Exactly as written, write out the lines below from the first to the one containing "86.1, 115.3, 116.3]", inclusive. Pictures do not belong in the copy.

• **COLLECTED MATERIAL**:
++++
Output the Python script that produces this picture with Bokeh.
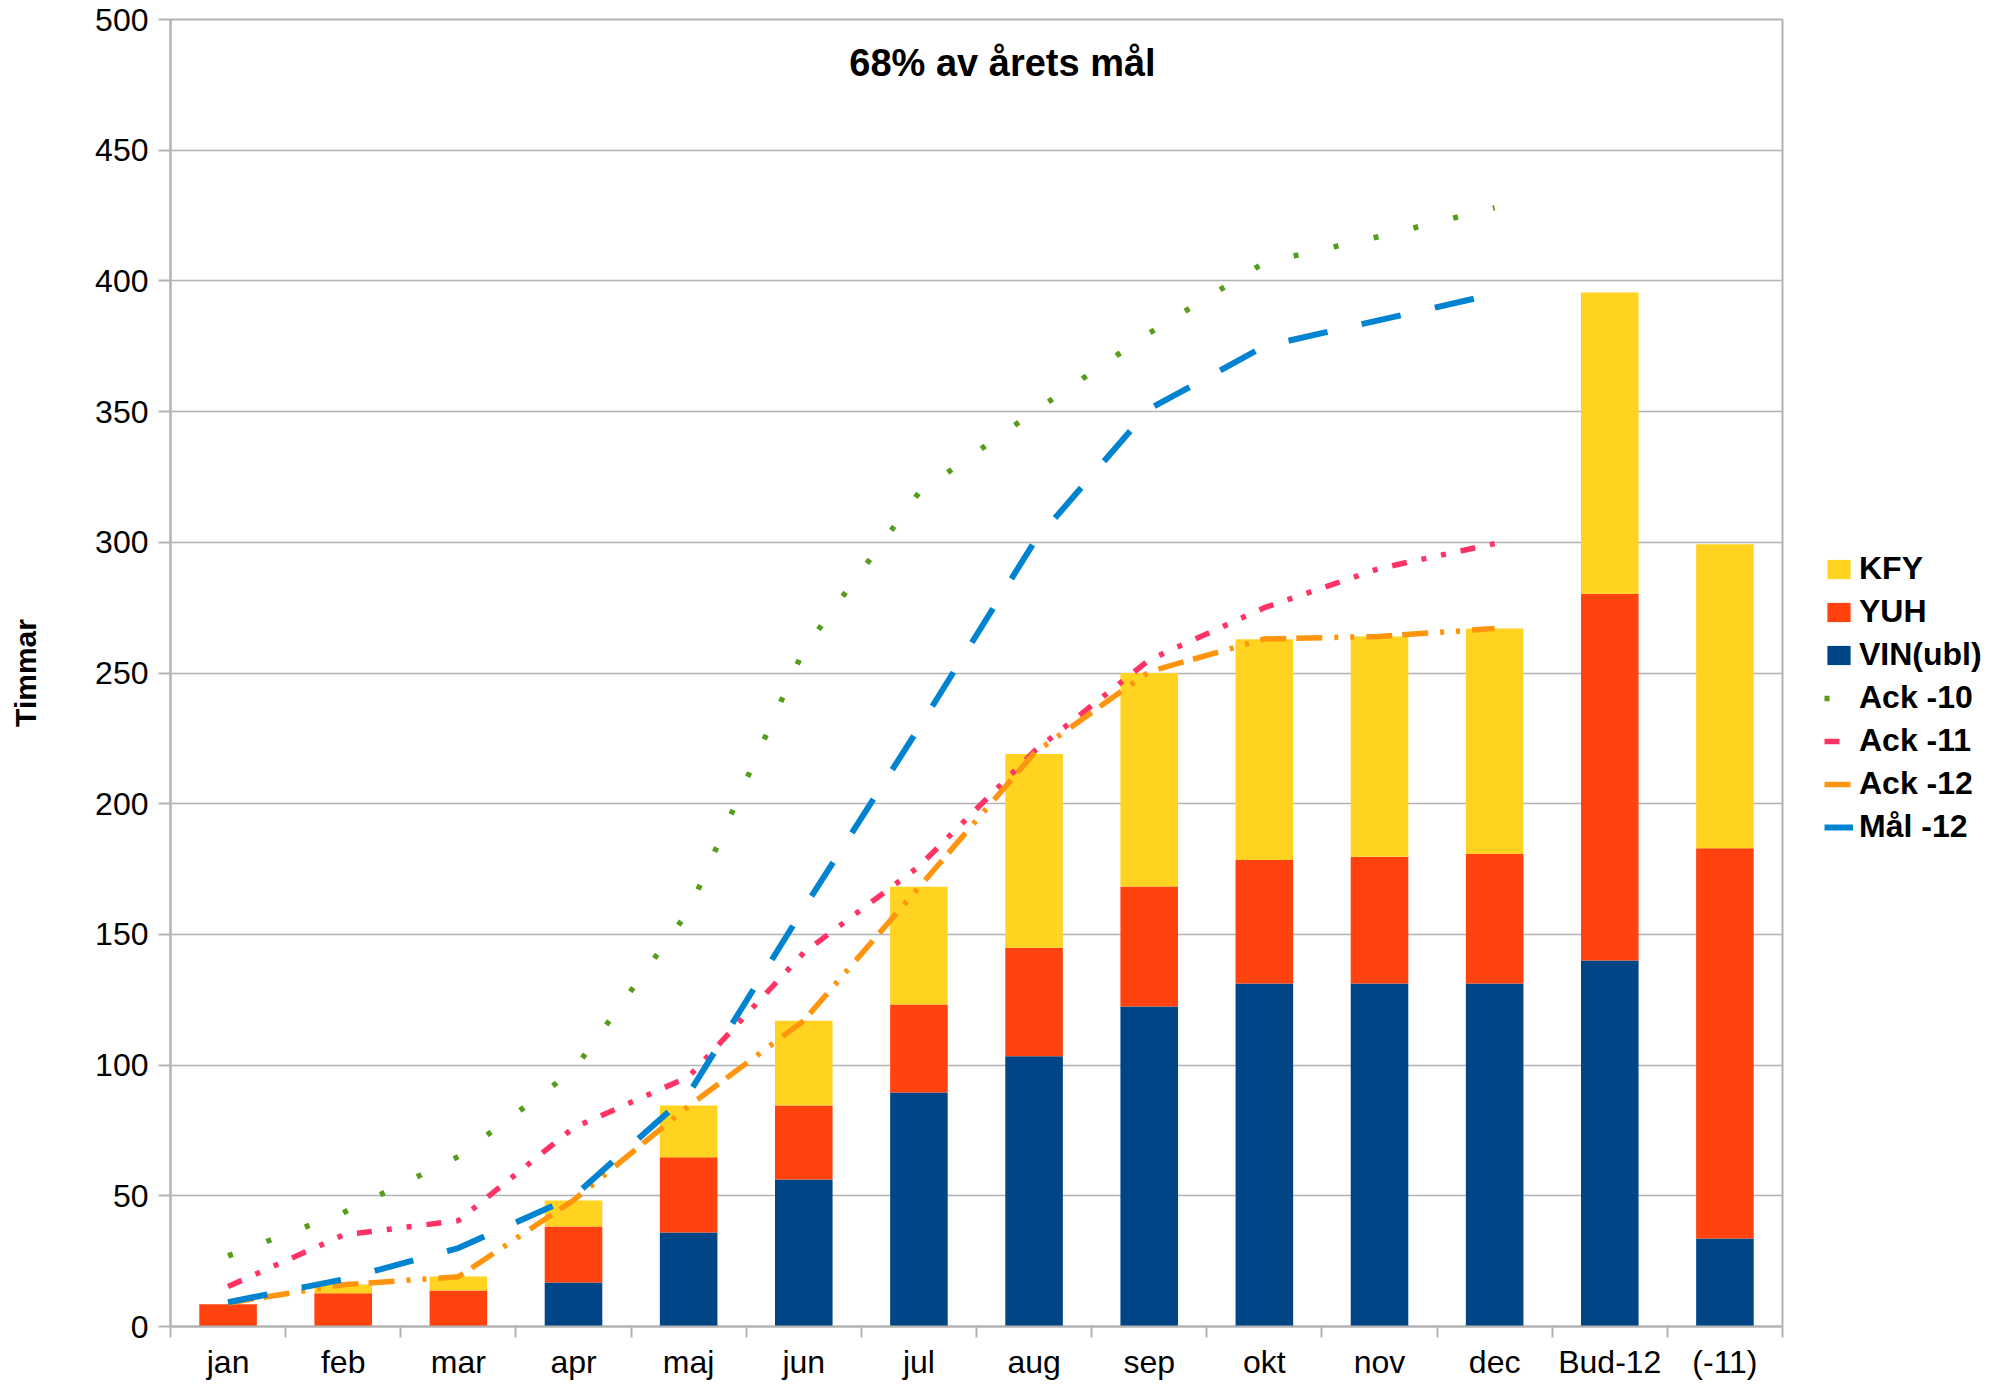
import numpy as np
from bokeh.plotting import figure
from bokeh.layouts import row
from bokeh.models import (Range1d, FixedTicker, SingleIntervalTicker, Legend, LegendItem,
                          Label, ColumnDataSource)
from bokeh.embed import file_html
from bokeh.resources import INLINE

# ---------------- data ----------------
categories = ["jan", "feb", "mar", "apr", "maj", "jun", "jul", "aug", "sep", "okt",
              "nov", "dec", "Bud-12", "(-11)"]
vin = [0, 0, 0, 16.8, 36.0, 56.2, 89.5, 103.4, 122.4, 131.2, 131.2, 131.2, 140.0, 33.7]
yuh = [8.5, 12.7, 13.8, 21.5, 28.7, 28.3, 33.7, 41.5, 45.9, 47.3, 48.5, 49.7, 140.3, 149.3]
kfy = [0, 3.4, 5.3, 9.9, 19.8, 32.5, 45.0, 74.1, 81.7, 84.4, 84.3, 86.1, 115.3, 116.3]

months = ["jan", "feb", "mar", "apr", "maj", "jun", "jul", "aug", "sep", "okt", "nov", "dec"]
ack10 = [27, 43.5, 65, 98, 159, 259, 319, 350, 380, 407, 417, 428]
ack11 = [15.3, 35, 40.5, 76, 95.5, 143, 176, 220, 255, 275, 290, 299.5]
ack12 = [9, 16, 19, 48.3, 84.3, 117, 168, 219.3, 250.5, 263, 264, 267]
mal12 = [9.3, 18, 30, 49.7, 89, 160, 229, 300, 351, 375, 385, 395]

y_ticks_step = 50
y_max = 500
title_text = "68% av årets mål"
y_label = "Timmar"

# category slots on a linear axis: slot i is centred at i + 0.5
n_cat = len(categories)
x_pos = list(np.arange(n_cat) + 0.5)
x_line = x_pos[:len(months)]
bounds = list(range(n_cat + 1))

# ---------------- style ----------------
FONT = "Liberation Sans"
GRID = "#b3b3b3"
C_VIN = "#004586"
C_YUH = "#FF420E"
C_KFY = "#FFD320"
C_A10 = "#579D1C"
C_A11 = "#FF3366"
C_A12 = "#FF950E"
C_MAL = "#0084D1"

STY10 = dict(line_color=C_A10, line_width=5.5, line_dash="5 36", line_cap="butt")
STY11 = dict(line_color=C_A11, line_width=5.5, line_dash="15 15 5 15 5 15", line_cap="butt")
STY12 = dict(line_color=C_A12, line_width=5.5, line_dash="26 10 26 12 4 12 4 12", line_cap="butt")
STYM = dict(line_color=C_MAL, line_width=6, line_dash="40 35", line_cap="butt")

p = figure(width=1784, height=1385,
           x_range=Range1d(0, n_cat), y_range=Range1d(0, y_max),
           output_backend="svg", toolbar_location=None,
           min_border_left=170, min_border_right=2,
           min_border_top=19, min_border_bottom=59)

p.background_fill_color = "white"
p.border_fill_color = "white"
p.outline_line_color = GRID
p.outline_line_width = 2

xax = p.xaxis[0]
xax.ticker = FixedTicker(ticks=x_pos, minor_ticks=bounds)
xax.major_label_overrides = {float(x): c for x, c in zip(x_pos, categories)}
xax.axis_line_color = GRID
xax.axis_line_width = 2
xax.major_tick_line_color = None
xax.major_tick_in = 0
xax.major_tick_out = 0
xax.minor_tick_line_color = GRID
xax.minor_tick_line_width = 2
xax.minor_tick_in = 0
xax.minor_tick_out = 11
xax.major_label_standoff = 6
xax.major_label_text_font = FONT
xax.major_label_text_font_size = "32px"
xax.major_label_text_color = "black"

yax = p.yaxis[0]
yax.ticker = SingleIntervalTicker(interval=y_ticks_step, num_minor_ticks=0)
yax.axis_line_color = GRID
yax.axis_line_width = 2
yax.major_tick_line_color = GRID
yax.major_tick_line_width = 2
yax.major_tick_in = 0
yax.major_tick_out = 12
yax.minor_tick_line_color = None
yax.major_label_text_font = FONT
yax.major_label_text_font_size = "32px"
yax.major_label_text_color = "black"
yax.major_label_standoff = 10
yax.axis_label = y_label
yax.axis_label_text_font = FONT
yax.axis_label_text_font_size = "30px"
yax.axis_label_text_font_style = "bold"
yax.axis_label_text_color = "black"
yax.axis_label_standoff = 50

p.xgrid.visible = False
p.ygrid.grid_line_color = GRID
p.ygrid.grid_line_width = 1.5

# bars
src = ColumnDataSource(dict(x=x_pos, vin=vin, yuh=yuh, kfy=kfy))
p.vbar_stack(["vin", "yuh", "kfy"], x="x", width=0.5,
             color=[C_VIN, C_YUH, C_KFY], line_color=None, source=src)

# lines
p.line(x_line, ack10, **STY10)
p.line(x_line, ack11, **STY11)
p.line(x_line, ack12, **STY12)
p.line(x_line, mal12, **STYM)

p.add_layout(Label(x=832, y=1264, x_units="screen", y_units="screen",
                   text=title_text, text_font=FONT, text_font_size="38px",
                   text_font_style="bold", text_align="center",
                   text_baseline="alphabetic", text_color="black"))

# ---------------- legend panel (separate figure on the right) ----------------
lf = figure(width=216, height=1385, x_range=Range1d(0, 1), y_range=Range1d(0, 1),
            output_backend="svg", toolbar_location=None,
            x_axis_location=None, y_axis_location=None, min_border=0)
lf.outline_line_color = None
lf.xgrid.visible = False
lf.ygrid.visible = False
lf.background_fill_color = "white"
lf.border_fill_color = "white"

# legend-only renderers (NaN data: nothing is drawn in the plot area)
def nan_bar_src():
    return ColumnDataSource(dict(x=np.array([np.nan]), top=np.array([np.nan])))

def nan_line_src():
    return ColumnDataSource(dict(x=np.array([np.nan]), y=np.array([np.nan])))

k_r = lf.vbar(x="x", top="top", width=0.5, color=C_KFY, line_color=None, source=nan_bar_src())
y_r = lf.vbar(x="x", top="top", width=0.5, color=C_YUH, line_color=None, source=nan_bar_src())
v_r = lf.vbar(x="x", top="top", width=0.5, color=C_VIN, line_color=None, source=nan_bar_src())
l10 = lf.line(x="x", y="y", source=nan_line_src(), **STY10)
l11 = lf.line(x="x", y="y", source=nan_line_src(), **STY11)
l12 = lf.line(x="x", y="y", source=nan_line_src(), **STY12)
lm = lf.line(x="x", y="y", source=nan_line_src(), **STYM)

legend = Legend(items=[LegendItem(label="KFY", renderers=[k_r]),
                       LegendItem(label="YUH", renderers=[y_r]),
                       LegendItem(label="VIN(ubl)", renderers=[v_r]),
                       LegendItem(label="Ack -10", renderers=[l10]),
                       LegendItem(label="Ack -11", renderers=[l11]),
                       LegendItem(label="Ack -12", renderers=[l12]),
                       LegendItem(label="Mål -12", renderers=[lm])],
                location=(40, 481), margin=0,
                glyph_width=29, glyph_height=24, label_standoff=6,
                label_text_font=FONT, label_text_font_size="32px",
                label_text_font_style="bold", label_text_color="black",
                label_height=36, spacing=6, padding=0,
                border_line_color=None, background_fill_alpha=0)
lf.add_layout(legend, "center")

layout = row(p, lf, spacing=0)
open("out.html", "w").write(file_html(layout, INLINE))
++++
• **EXERCISE RESPONSE**:
Output the Python script that produces this picture with Bokeh.
import numpy as np
from bokeh.plotting import figure
from bokeh.layouts import row
from bokeh.models import (Range1d, FixedTicker, SingleIntervalTicker, Legend, LegendItem,
                          Label, ColumnDataSource)
from bokeh.embed import file_html
from bokeh.resources import INLINE

# ---------------- data ----------------
categories = ["jan", "feb", "mar", "apr", "maj", "jun", "jul", "aug", "sep", "okt",
              "nov", "dec", "Bud-12", "(-11)"]
vin = [0, 0, 0, 16.8, 36.0, 56.2, 89.5, 103.4, 122.4, 131.2, 131.2, 131.2, 140.0, 33.7]
yuh = [8.5, 12.7, 13.8, 21.5, 28.7, 28.3, 33.7, 41.5, 45.9, 47.3, 48.5, 49.7, 140.3, 149.3]
kfy = [0, 3.4, 5.3, 9.9, 19.8, 32.5, 45.0, 74.1, 81.7, 84.4, 84.3, 86.1, 115.3, 116.3]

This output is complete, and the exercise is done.